Leading a charity is an increasingly complex effort. When I joined the sector in the early 1980s, charities operated in a simpler environment. Today, charities are subject to improved safeguarding regulations and must demonstrate they are a going concern. They are expected to be run in a businesslike way whilst demonstrating measurable community impact.
As running charities has become more commercially oriented, the makeup of boards has changed in response. Today, a typical charity board will include a range of public and business sector leaders who bring with them a wealth of experience in their fields. However, this trend towards commercial experience has brought with it a set of behavioural changes that now risk limiting the effectiveness of the charities they oversee.
Finding the right balance
Charity boards do not have an easy job. While the chief executive is responsible for running the charity, it is the board who are legally tasked with overseeing its work, ensuring the charity is administered effectively, can account for its activities and report its outcomes accurately to the public.

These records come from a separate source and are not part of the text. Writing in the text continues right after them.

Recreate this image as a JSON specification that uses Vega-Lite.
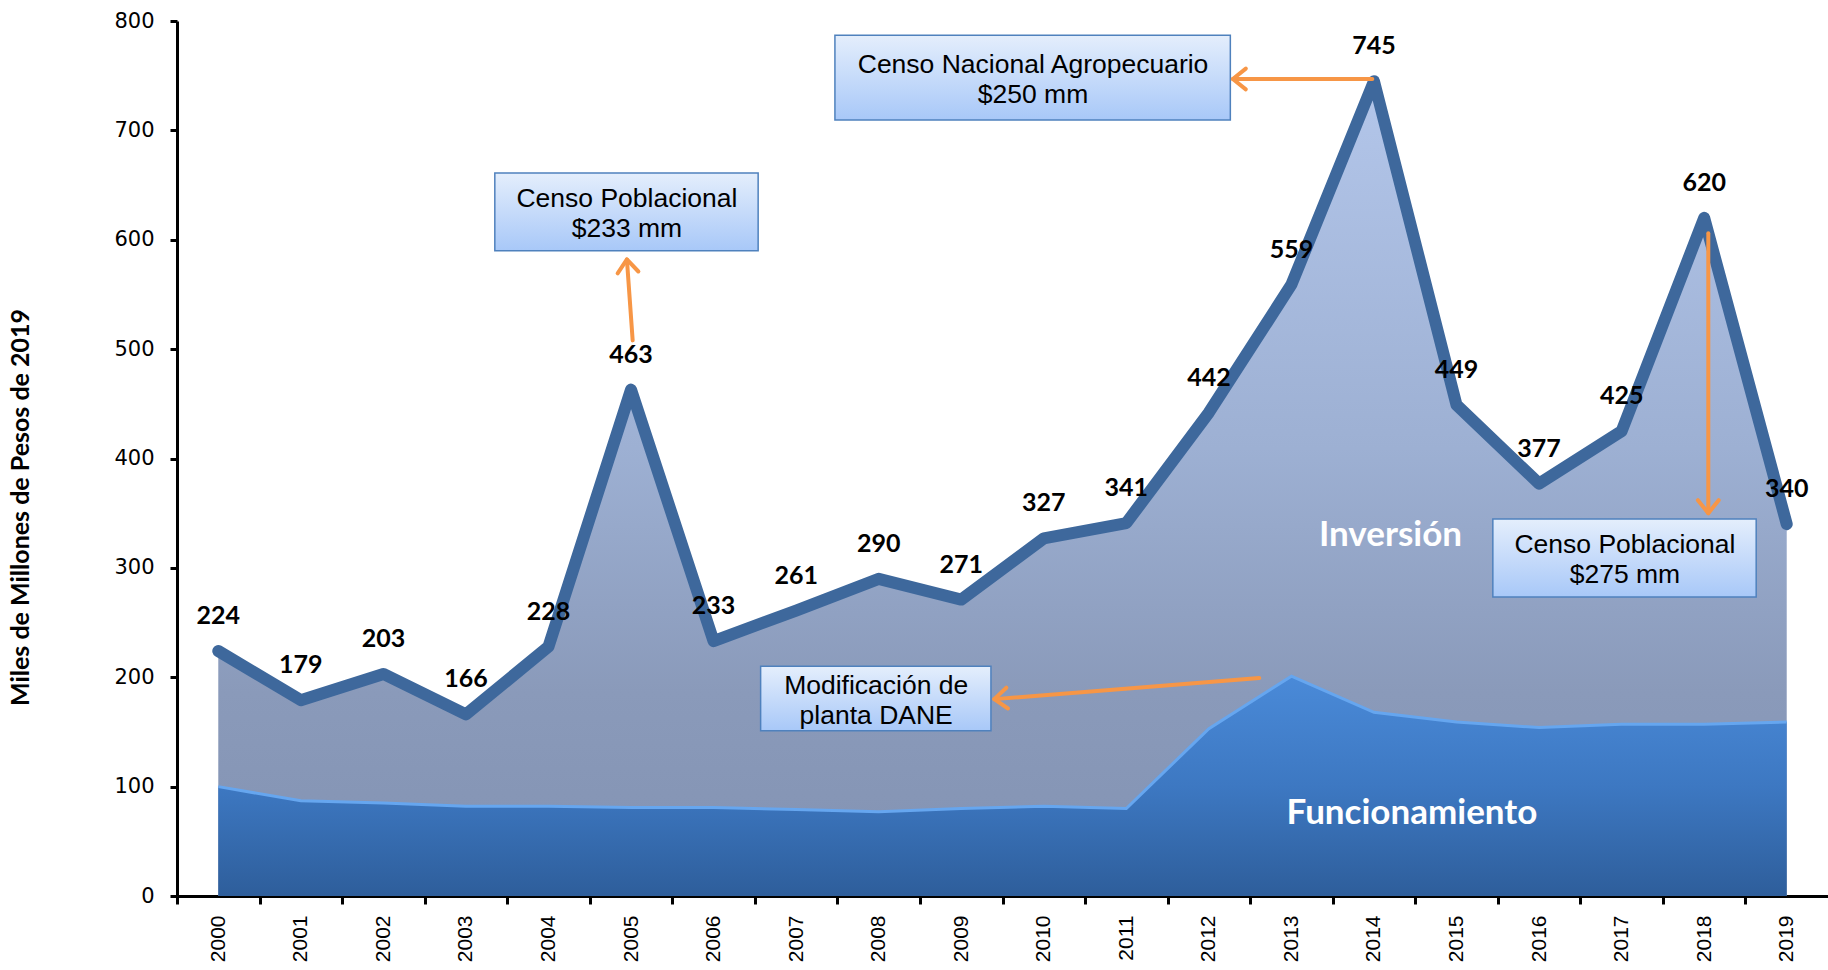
{
  "$schema": "https://vega.github.io/schema/vega-lite/v6.json",
  "width": 1651,
  "height": 875,
  "autosize": "none",
  "padding": {"left": 177, "top": 21, "right": 0, "bottom": 74},
  "background": "white",
  "config": {"view": {"stroke": null}},
  "datasets": {
    "main": [
      {"year": 2000, "total": 224, "func": 100},
      {"year": 2001, "total": 179, "func": 87},
      {"year": 2002, "total": 203, "func": 85},
      {"year": 2003, "total": 166, "func": 82},
      {"year": 2004, "total": 228, "func": 82},
      {"year": 2005, "total": 463, "func": 81},
      {"year": 2006, "total": 233, "func": 81},
      {"year": 2007, "total": 261, "func": 79},
      {"year": 2008, "total": 290, "func": 77},
      {"year": 2009, "total": 271, "func": 80},
      {"year": 2010, "total": 327, "func": 82},
      {"year": 2011, "total": 341, "func": 80},
      {"year": 2012, "total": 442, "func": 153},
      {"year": 2013, "total": 559, "func": 201},
      {"year": 2014, "total": 745, "func": 168},
      {"year": 2015, "total": 449, "func": 159},
      {"year": 2016, "total": 377, "func": 154},
      {"year": 2017, "total": 425, "func": 157},
      {"year": 2018, "total": 620, "func": 157},
      {"year": 2019, "total": 340, "func": 159}
    ],
    "boxes": [
      {"label": "Censo Poblacional\n$233 mm", "x1": 2003.35, "x2": 2006.54, "y1": 590, "y2": 661, "xm": 2004.95, "ym": 625.5},
      {"label": "Censo Nacional Agropecuario\n$250 mm", "x1": 2007.47, "x2": 2012.26, "y1": 709.5, "y2": 787, "xm": 2009.87, "ym": 748},
      {"label": "Censo Poblacional\n$275 mm", "x1": 2015.44, "x2": 2018.63, "y1": 273.4, "y2": 344.7, "xm": 2017.04, "ym": 309},
      {"label": "Modificación de\nplanta DANE", "x1": 2006.57, "x2": 2009.36, "y1": 151, "y2": 210, "xm": 2007.97, "ym": 180.5}
    ],
    "arrows": [
      {"id": "a1", "xa": 2005.02, "ya": 508, "xb": 2004.95, "yb": 582},
      {"id": "a2", "xa": 2013.98, "ya": 747, "xb": 2012.29, "yb": 747},
      {"id": "a3", "xa": 2018.05, "ya": 606, "xb": 2018.05, "yb": 350},
      {"id": "a4", "xa": 2012.61, "ya": 199.3, "xb": 2009.40, "yb": 180}
    ],
    "tags": [
      {"label": "Inversión", "x": 2014.2, "y": 330},
      {"label": "Funcionamiento", "x": 2014.46, "y": 76}
    ]
  },
  "layer": [
    {
      "data": {"name": "main"},
      "mark": {
        "type": "area",
        "color": {
          "gradient": "linear", "x1": 0, "y1": 0, "x2": 0, "y2": 1,
          "stops": [
            {"offset": 0, "color": "#b3c6ea"},
            {"offset": 0.45, "color": "#9db0d3"},
            {"offset": 0.75, "color": "#8a9aba"},
            {"offset": 1, "color": "#8292b2"}
          ]
        }
      },
      "encoding": {
        "x": {
          "field": "year", "type": "quantitative",
          "scale": {"domain": [1999.5, 2019.5], "nice": false, "zero": false},
          "axis": {
            "values": [2000, 2001, 2002, 2003, 2004, 2005, 2006, 2007, 2008, 2009, 2010, 2011, 2012, 2013, 2014, 2015, 2016, 2017, 2018, 2019],
            "format": "d",
            "title": null,
            "grid": false,
            "labelAngle": -90,
            "labelFont": "Liberation Sans",
            "labelFontSize": 21,
            "labelColor": "#000000",
            "labelPadding": 11,
            "tickOffset": -41.275,
            "labelOffset": 41.275,
            "tickSize": 8,
            "tickWidth": 3,
            "tickColor": "#000000",
            "domainColor": "#000000",
            "domainWidth": 3,
            "labelFlush": false,
            "labelOverlap": false
          }
        },
        "y": {
          "field": "total", "type": "quantitative",
          "scale": {"domain": [0, 800], "nice": false},
          "axis": {
            "values": [0, 100, 200, 300, 400, 500, 600, 700, 800],
            "title": "Miles de Millones  de Pesos de 2019",
            "titleFont": "Lato",
            "titleFontSize": 25,
            "titleFontWeight": "bold",
            "titleColor": "#000000",
            "titleX": -157,
            "titleY": 486,
            "titleBaseline": "middle",
            "titleAlign": "center",
            "grid": false,
            "labelFont": "DejaVu Sans",
            "labelFontSize": 21,
            "labelColor": "#000000",
            "labelPadding": 16,
            "tickSize": 7,
            "tickWidth": 3,
            "tickColor": "#000000",
            "domainColor": "#000000",
            "domainWidth": 3,
            "labelFlush": false
          }
        }
      }
    },
    {
      "data": {"name": "main"},
      "mark": {
        "type": "area",
        "color": {
          "gradient": "linear", "x1": 0, "y1": 0, "x2": 0, "y2": 1,
          "stops": [
            {"offset": 0, "color": "#4a8ad8"},
            {"offset": 0.5, "color": "#3d78c2"},
            {"offset": 1, "color": "#2e5e9b"}
          ]
        }
      },
      "encoding": {
        "x": {"field": "year", "type": "quantitative"},
        "y": {"field": "func", "type": "quantitative"}
      }
    },
    {
      "data": {"name": "main"},
      "mark": {"type": "line", "color": "#66a6ef", "strokeWidth": 3},
      "encoding": {
        "x": {"field": "year", "type": "quantitative"},
        "y": {"field": "func", "type": "quantitative"}
      }
    },
    {
      "data": {"name": "main"},
      "mark": {"type": "line", "color": "#3e689c", "strokeWidth": 12, "strokeJoin": "round", "strokeCap": "round"},
      "encoding": {
        "x": {"field": "year", "type": "quantitative"},
        "y": {"field": "total", "type": "quantitative"}
      }
    },
    {
      "data": {"name": "main"},
      "mark": {"type": "text", "font": "Lato", "fontSize": 25, "fontWeight": "bold", "color": "#000000", "dy": -35, "align": "center", "baseline": "middle"},
      "encoding": {
        "x": {"field": "year", "type": "quantitative"},
        "y": {"field": "total", "type": "quantitative"},
        "text": {"field": "total", "type": "quantitative"}
      }
    },
    {
      "data": {"name": "boxes"},
      "mark": {
        "type": "rect",
        "stroke": "#4f81bd",
        "strokeWidth": 1.5,
        "color": {
          "gradient": "linear", "x1": 0, "y1": 0, "x2": 0, "y2": 1,
          "stops": [
            {"offset": 0, "color": "#e4eefc"},
            {"offset": 1, "color": "#a8c8f8"}
          ]
        }
      },
      "encoding": {
        "x": {"field": "x1", "type": "quantitative"},
        "x2": {"field": "x2"},
        "y": {"field": "y1", "type": "quantitative"},
        "y2": {"field": "y2"}
      }
    },
    {
      "data": {"name": "boxes"},
      "mark": {"type": "text", "font": "Liberation Sans", "fontSize": 26.5, "color": "#000000", "lineBreak": "\n", "lineHeight": 30, "align": "center", "baseline": "middle", "dy": -13},
      "encoding": {
        "x": {"field": "xm", "type": "quantitative"},
        "y": {"field": "ym", "type": "quantitative"},
        "text": {"field": "label"}
      }
    },
    {
      "data": {"name": "arrows"},
      "mark": {"type": "rule", "color": "#f79646", "strokeWidth": 4, "strokeCap": "round"},
      "encoding": {
        "x": {"field": "xa", "type": "quantitative"},
        "x2": {"field": "xb"},
        "y": {"field": "ya", "type": "quantitative"},
        "y2": {"field": "yb"}
      }
    },
    {
      "data": {"name": "arrows"},
      "transform": [{"filter": "datum.id === 'a1'"}],
      "mark": {"type": "point", "shape": "M -1 -0.8 L 0 0 L -1 0.8", "filled": false, "stroke": "#f79646", "strokeWidth": 4, "strokeCap": "round", "strokeJoin": "round", "size": 676, "angle": -94.9, "opacity": 1},
      "encoding": {
        "x": {"field": "xb", "type": "quantitative"},
        "y": {"field": "yb", "type": "quantitative"}
      }
    },
    {
      "data": {"name": "arrows"},
      "transform": [{"filter": "datum.id === 'a2'"}],
      "mark": {"type": "point", "shape": "M -1 -0.8 L 0 0 L -1 0.8", "filled": false, "stroke": "#f79646", "strokeWidth": 4, "strokeCap": "round", "strokeJoin": "round", "size": 676, "angle": 180, "opacity": 1},
      "encoding": {
        "x": {"field": "xb", "type": "quantitative"},
        "y": {"field": "yb", "type": "quantitative"}
      }
    },
    {
      "data": {"name": "arrows"},
      "transform": [{"filter": "datum.id === 'a3'"}],
      "mark": {"type": "point", "shape": "M -1 -0.8 L 0 0 L -1 0.8", "filled": false, "stroke": "#f79646", "strokeWidth": 4, "strokeCap": "round", "strokeJoin": "round", "size": 676, "angle": 90, "opacity": 1},
      "encoding": {
        "x": {"field": "xb", "type": "quantitative"},
        "y": {"field": "yb", "type": "quantitative"}
      }
    },
    {
      "data": {"name": "arrows"},
      "transform": [{"filter": "datum.id === 'a4'"}],
      "mark": {"type": "point", "shape": "M -1 -0.8 L 0 0 L -1 0.8", "filled": false, "stroke": "#f79646", "strokeWidth": 4, "strokeCap": "round", "strokeJoin": "round", "size": 676, "angle": 175.5, "opacity": 1},
      "encoding": {
        "x": {"field": "xb", "type": "quantitative"},
        "y": {"field": "yb", "type": "quantitative"}
      }
    },
    {
      "data": {"name": "tags"},
      "mark": {"type": "text", "font": "Lato", "fontSize": 35, "fontWeight": "bold", "color": "#ffffff", "align": "center", "baseline": "middle"},
      "encoding": {
        "x": {"field": "x", "type": "quantitative"},
        "y": {"field": "y", "type": "quantitative"},
        "text": {"field": "label"}
      }
    }
  ]
}
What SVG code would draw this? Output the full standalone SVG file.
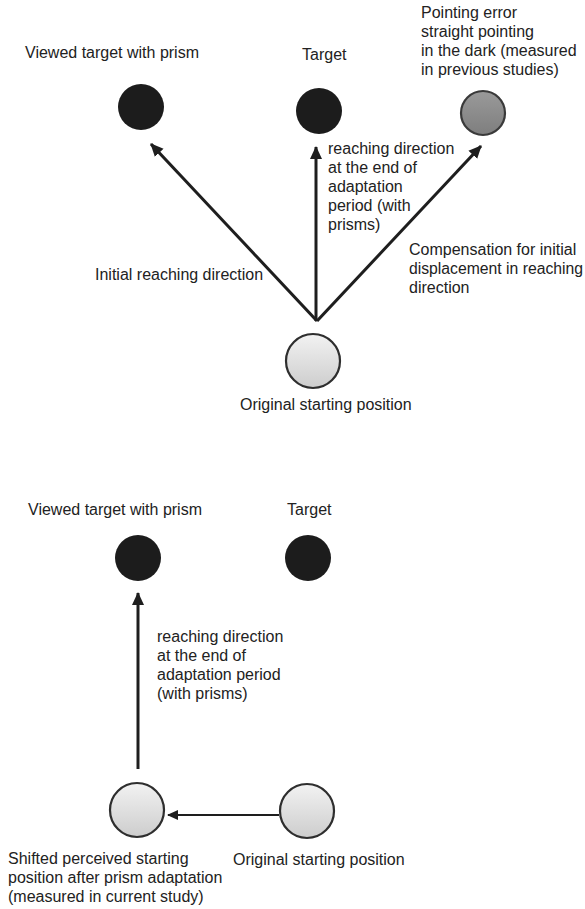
<svg xmlns="http://www.w3.org/2000/svg" width="585" height="909" viewBox="0 0 585 909">
<style>
text{font-family:"Liberation Sans",Arial,sans-serif;font-size:16px;fill:#222}
.dark{fill:#1c1c1c}
.start{fill:url(#lg);stroke:#2e2e2e;stroke-width:2.2}
.err{fill:url(#gg);stroke:#3a3a3a;stroke-width:2.2}
.conn{stroke:#1e1e1e;fill:none}
</style>
<defs>
<linearGradient id="lg" x1="0" y1="0" x2="0" y2="1">
<stop offset="0" stop-color="#f2f2f2"/><stop offset="1" stop-color="#cdcdcd"/>
</linearGradient>
<linearGradient id="gg" x1="0" y1="0" x2="0" y2="1">
<stop offset="0" stop-color="#9a9a9a"/><stop offset="1" stop-color="#7e7e7e"/>
</linearGradient>
<marker id="ah" markerUnits="userSpaceOnUse" markerWidth="14" markerHeight="14" viewBox="0 0 14 14" refX="12" refY="7" orient="auto">
<path d="M0,1 L13,7 L0,13 z" fill="#1e1e1e"/>
</marker>
<marker id="ahs" markerUnits="userSpaceOnUse" markerWidth="12" markerHeight="12" viewBox="0 0 12 12" refX="10" refY="6" orient="auto">
<path d="M0,1 L11,6 L0,11 z" fill="#1e1e1e"/>
</marker>
</defs>

<g id="connectors">
<line class="conn" x1="317" y1="321" x2="151" y2="144" stroke-width="3" marker-end="url(#ah)"/>
<line class="conn" x1="316" y1="321" x2="316" y2="147" stroke-width="3" marker-end="url(#ah)"/>
<line class="conn" x1="317" y1="321" x2="481" y2="146" stroke-width="3" marker-end="url(#ah)"/>
<line class="conn" x1="138" y1="769" x2="138" y2="593" stroke-width="3" marker-end="url(#ah)"/>
<line class="conn" x1="279" y1="815" x2="168" y2="815" stroke-width="2" marker-end="url(#ahs)"/>
</g>

<g id="top-viewed">
<circle class="dark" cx="141" cy="107" r="23"/>
<text x="25" y="58">Viewed target with prism</text>
</g>
<g id="top-target">
<circle class="dark" cx="319" cy="111" r="23"/>
<text x="302" y="60">Target</text>
</g>
<g id="top-error">
<circle class="err" cx="483" cy="113" r="22"/>
<text x="421" y="18">Pointing error</text>
<text x="421" y="37">straight pointing</text>
<text x="421" y="56">in the dark (measured</text>
<text x="421" y="75">in previous studies)</text>
</g>
<g id="top-start">
<circle class="start" cx="313" cy="361" r="27"/>
<text x="240" y="410">Original starting position</text>
</g>
<g id="top-labels">
<text x="328" y="154">reaching direction</text>
<text x="328" y="173">at the end of</text>
<text x="328" y="192">adaptation</text>
<text x="328" y="211">period (with</text>
<text x="328" y="230">prisms)</text>
<text x="95" y="280">Initial reaching direction</text>
<text x="409" y="255">Compensation for initial</text>
<text x="409" y="274" textLength="174" lengthAdjust="spacingAndGlyphs">displacement in reaching</text>
<text x="409" y="293">direction</text>
</g>

<g id="bot-viewed">
<circle class="dark" cx="138" cy="558" r="23"/>
<text x="28" y="515">Viewed target with prism</text>
</g>
<g id="bot-target">
<circle class="dark" cx="308" cy="558" r="23"/>
<text x="287" y="515">Target</text>
</g>
<g id="bot-shifted">
<circle class="start" cx="137" cy="810" r="27"/>
<text x="8" y="864">Shifted perceived starting</text>
<text x="8" y="883">position after prism adaptation</text>
<text x="8" y="902">(measured in current study)</text>
</g>
<g id="bot-start">
<circle class="start" cx="307" cy="811" r="27"/>
<text x="233" y="865">Original starting position</text>
</g>
<g id="bot-labels">
<text x="157" y="642">reaching direction</text>
<text x="157" y="661">at the end of</text>
<text x="157" y="680">adaptation period</text>
<text x="157" y="699">(with prisms)</text>
</g>
</svg>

The challenge for charities today is finding a board that has the right balance of knowledge and experience to meet all of these challenges. This responsibility falls on the chair, who has to attract and retain people with lived experience of the mission, extensive practitioner and business management experience, commit themselves to significant legal and professional liability, all without paying them a penny. Considering the public scandals around charity mismanagement over the last few decades, it is a wonder that anyone joins a charity board at all.
To compete for funds and public attention charities need digital science, omni-marketing channels, sophisticated information management systems, service design principles, understand supplier contract law and sustainability and consumer management tools. Board members are needed who can bring market foresight and a network of contacts to support the CEO.
Harder to measure social impact
Board members need to bring a drive to support the leadership of transformation. Commercial board members look for hard indicators and measures of performance that do not translate simply to social impact. Whether it be improving self-confidence, trust and life opportunities, increasing a sense of safety and security, or reducing the deterioration of older people, these are not outcomes that lend themselves to the kind of hard numerical measurements found in the commercial businesses.
From supporting refugees to reaching young carers of people with complex needs, the barriers charities tackle on the ground require knowledge and deep understanding to provide proper oversight. Charity boards with too much business transactional and risk orientation often seek too much control, too much certainty, or are unaware of real risks. Precious staff resources and effort are regularly wasted defining and collecting simplistic measures because of the board’s lack of experience and insight.
Need to understand beneficiaries
There are also many stark differences between the commercial and charitable sectors. Charities operate on a small budget while engaging in a difficult mission. Charities cannot offer high rates of pay or invest in the latest business tools. They must follow their mission within the confines of what can often be incredibly limited resources. To deliver their mission effectively charitable board members therefore need to be fully engaged, well informed and willing to be creative. They must understand the people (or cause) they’re serving and not just rely on knowledge of their own sector.
There is a real and tangible benefit to the contribution of commercial executives on charitable boards, and in my own experience many have been strongly committed to the charitable mission. However, charities require a board with a diverse set of skills and a wide mix of backgrounds. The dominance of board members from too narrow professional fields limits the charity’s effectiveness.
Changing this across the sector cannot happen overnight, but the sector needs to be firmer about what it needs from its overseers and work with professional bodies to make this a reality. The professional sectors in demand need to create shadow volunteering opportunities and create career pathways which include gaining charity board experience. By achieving this, boards will be better equipped to deliver their missions and thrive.